Le quatrième mur n’existe plus, le prestidigitateur nous montre ses tours, tout est à nu devant nos yeux. Et ça marche à la perfection. On est rapidement séduits par la subtilité de cette mise en scène et par un plateau homogène, où la qualité vocale et interprétative est au rendez-vous.
Vêtus des costumes raffinés imaginés par Antoine Fontaine — où les longues jupes des femmes (et des hommes !) tombent au sol avec élégance et les tissus resplendissent sous les lumières de Tobias Hagström Stahl — les 6 chanteurs occupent tout l’espace, montent sur la méta-scène, redescendent, se cachent ou encore deviennent eux-mêmes spectateurs.
Un plateau éloquent et charismatique
Du Ferrando d’Anicio Zorzi Giustiniani on remarque l’expressivité dans l’air Un aura amorosa qui, pour quelques minutes, nous plonge dans un moment suspendu et poétique, où même Don Alfonso paraît ému. La voix lyrique et fragile du ténor contraste agréablement avec le timbre sombre et affirmé de Robert Gleadow. Ce dernier est extrêmement engagé sur scène, il se déplace avec aise, tombe et se relève, ou tourne sur lui-même jusqu’à la nausée. Il nous offre un Guglielmo remarquable, débordant de virilité et d’audace.
Leurs correspondants féminins ne sont pas moins réussis : Serena Malfi incarne une Dorabella au legato moelleux et aux graves poitrinés avec légèreté. Ses gestes et ses regards sont tout à fait cohérents avec le personnage, qui, on le sait, sera le premier à céder aux avances des hommes.
Ana Maria Labin est très à l’aise sur scène et maîtrise sa belle voix dans les récitatifs tout comme dans les airs, en passant du registre grave à l’aigu avec aisance. Sa Fiordiligi nous offre un Per pietà ben mio perdona comme une lamentation pour ensuite se laisser aller à un A chi mai mancò di fede ardent et fougueux.

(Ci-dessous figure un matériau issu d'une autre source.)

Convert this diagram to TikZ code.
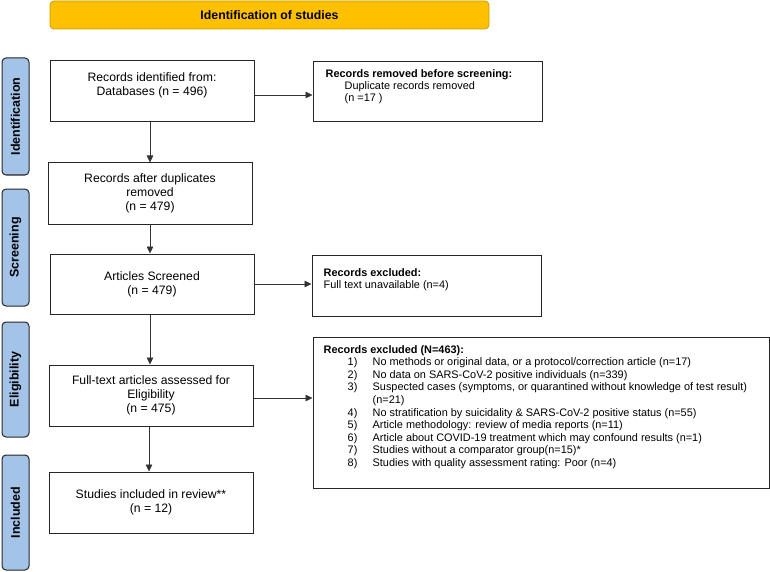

Plaisir du jeu, plaisir des oreilles
De l’attachante Despina de Maria Savastano on apprécie les aigus limpides et son caractère espiègle et sarcastique, qui trouve son apothéose dans sa leçon de vie donnée aux jeunes filles (Una donna a 15 anni).
Le Don Alfonso de Jean-Sébastien Bou est convaincant et manipulateur, il conduit le bal et mène les quatre protagonistes à sa guise. Son Io crepo se non rido est irrésistible et le public ne retient pas son fou rire.
L’aspect giocoso et railleur de l’écriture Mozartienne est également exalté par l’orchestre, qui procède à rythme soutenu. Quel plaisir d’écouter les belles sonorités des instruments d’époque, en particulier celles des vents, qui se marient parfaitement aux voix et les mettent en valeur, grâce également à la direction subtile et élégante de Marc Minkowski.
Ivan Alexandre choisit de faire terminer l’opéra en bagarre, ce qui aurait sans doute amusé Mozart et probablement les membres de la cour de Versailles, comme il a amusé aujourd’hui les auditeurs, qui quittent le resplendissant Opéra Royal le sourire aux lèvres.